*** Supplied records

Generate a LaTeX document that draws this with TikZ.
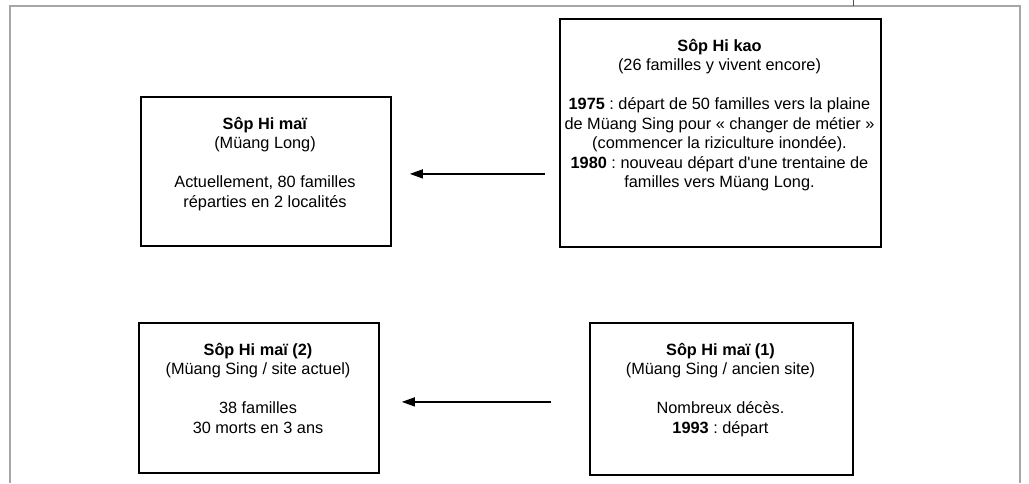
\documentclass[tikz,border=0pt]{standalone}
\usepackage{fontspec}
\setmainfont{Liberation Sans}[Ligatures=TeXOff]
\usetikzlibrary{arrows.meta}
\frenchspacing
\begin{document}
\begin{tikzpicture}[x=1pt,y=-1pt,
  frame/.style={draw=black!35, line width=2pt},
  box/.style={draw=black, line width=1.8pt, rectangle, inner sep=0pt, anchor=north west},
  txt/.style={align=center, anchor=north, inner sep=0pt, font=\fontsize{16.3}{19.5}\selectfont},
  arr/.style={line width=1.3pt, -{Triangle[length=13pt,width=9pt]}}]
\useasboundingbox (0,0) rectangle (1029,483);
\draw[frame] (10,483) -- (10,6) -- (1020,6) -- (1020,483);
\draw[line width=1pt, black!70] (853,0) -- (853,6);
% boxes
\node[box, minimum width=250pt, minimum height=149pt] (mai) at (140,96) {};
\node[box, minimum width=321pt, minimum height=228pt] (kao) at (559,18) {};
\node[box, minimum width=240pt, minimum height=150pt] (sing2) at (138,322) {};
\node[box, minimum width=263pt, minimum height=152pt] (sing1) at (589,322) {};
% texts
\node[txt] (maiT) at (265,117) {\textbf{Sôp Hi maï}\\(Müang Long)\\[19.5pt]Actuellement, 80 familles\\réparties en 2 localités};
\node[txt] (kaoT) at (719.5,39) {\textbf{Sôp Hi kao}\\(26 familles y vivent encore)\\[19.5pt]\textbf{1975} : départ de 50 familles vers la plaine\\de Müang Sing pour « changer de métier »\\(commencer la riziculture inondée).\\\textbf{1980} : nouveau départ d'une trentaine de\\familles vers Müang Long.};
\node[txt] (sing2T) at (258,343) {\textbf{Sôp Hi maï (2)}\\(Müang Sing / site actuel)\\[19.5pt]38 familles\\30 morts en 3 ans};
\node[txt] (sing1T) at (720.5,343) {\textbf{Sôp Hi maï (1)}\\(Müang Sing / ancien site)\\[19.5pt]Nombreux décès.\\\textbf{1993} : départ};
% arrows
\draw[arr, shorten <=14pt, shorten >=18pt] ([yshift=-2.5pt]mai.east -| kao.west) -- ([yshift=-2.5pt]mai.east);
\draw[arr, shorten <=38pt, shorten >=22pt] ([yshift=-3pt]sing1.west) -- ([yshift=-3pt]sing1.west -| sing2.east);
\end{tikzpicture}
\end{document}
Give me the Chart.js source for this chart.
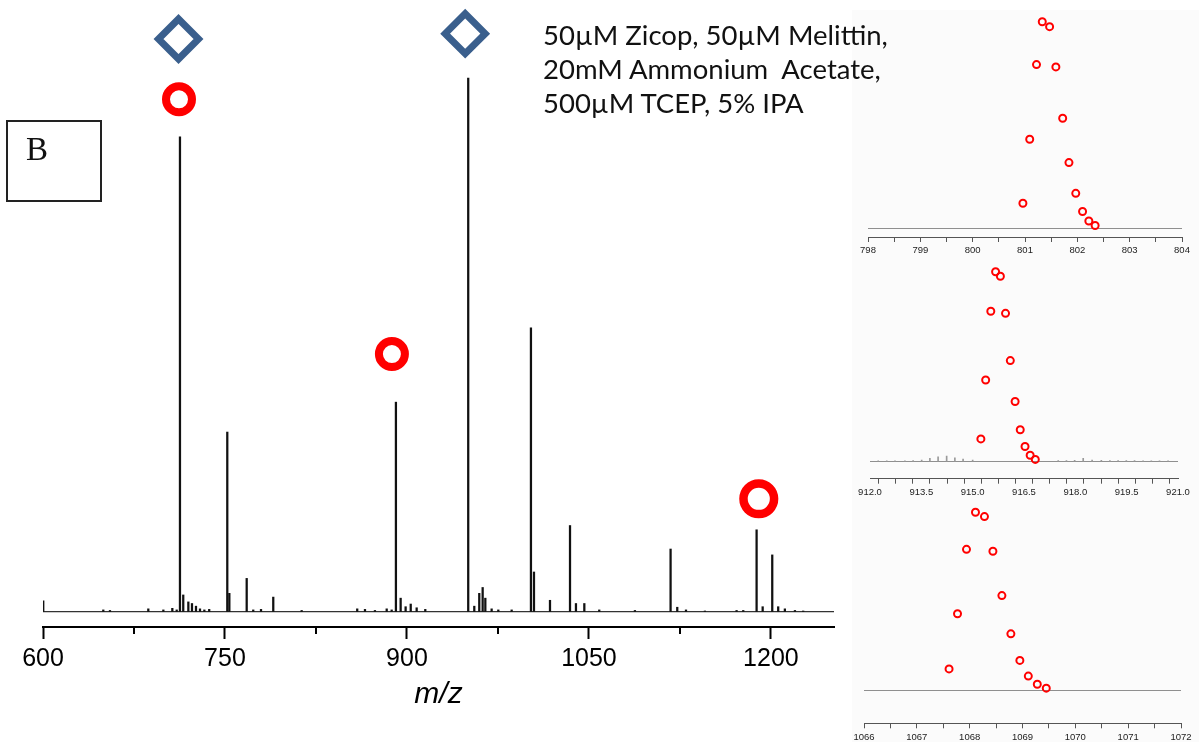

******

* [Brief]
Strip out the pictures and quote the remaining data word for word.

* [Result of this task]
Generate a LaTeX document that draws this with TikZ.
\documentclass[tikz,border=0pt]{standalone}
\usepackage{fontspec}
\setmainfont{Liberation Sans}[Ligatures=TeXOff]
\usetikzlibrary{arrows.meta}
\frenchspacing
\begin{document}
\begin{tikzpicture}[x=1pt,y=-1pt,
  frame/.style={draw=black!35, line width=2pt},
  box/.style={draw=black, line width=1.8pt, rectangle, inner sep=0pt, anchor=north west},
  txt/.style={align=center, anchor=north, inner sep=0pt, font=\fontsize{16.3}{19.5}\selectfont},
  arr/.style={line width=1.3pt, -{Triangle[length=13pt,width=9pt]}}]
\useasboundingbox (0,0) rectangle (1029,483);
\draw[frame] (10,483) -- (10,6) -- (1020,6) -- (1020,483);
\draw[line width=1pt, black!70] (853,0) -- (853,6);
% boxes
\node[box, minimum width=250pt, minimum height=149pt] (mai) at (140,96) {};
\node[box, minimum width=321pt, minimum height=228pt] (kao) at (559,18) {};
\node[box, minimum width=240pt, minimum height=150pt] (sing2) at (138,322) {};
\node[box, minimum width=263pt, minimum height=152pt] (sing1) at (589,322) {};
% texts
\node[txt] (maiT) at (265,117) {\textbf{Sôp Hi maï}\\(Müang Long)\\[19.5pt]Actuellement, 80 familles\\réparties en 2 localités};
\node[txt] (kaoT) at (719.5,39) {\textbf{Sôp Hi kao}\\(26 familles y vivent encore)\\[19.5pt]\textbf{1975} : départ de 50 familles vers la plaine\\de Müang Sing pour « changer de métier »\\(commencer la riziculture inondée).\\\textbf{1980} : nouveau départ d'une trentaine de\\familles vers Müang Long.};
\node[txt] (sing2T) at (258,343) {\textbf{Sôp Hi maï (2)}\\(Müang Sing / site actuel)\\[19.5pt]38 familles\\30 morts en 3 ans};
\node[txt] (sing1T) at (720.5,343) {\textbf{Sôp Hi maï (1)}\\(Müang Sing / ancien site)\\[19.5pt]Nombreux décès.\\\textbf{1993} : départ};
% arrows
\draw[arr, shorten <=14pt, shorten >=18pt] ([yshift=-2.5pt]mai.east -| kao.west) -- ([yshift=-2.5pt]mai.east);
\draw[arr, shorten <=38pt, shorten >=22pt] ([yshift=-3pt]sing1.west) -- ([yshift=-3pt]sing1.west -| sing2.east);
\end{tikzpicture}
\end{document}
Give me the Chart.js source for this chart.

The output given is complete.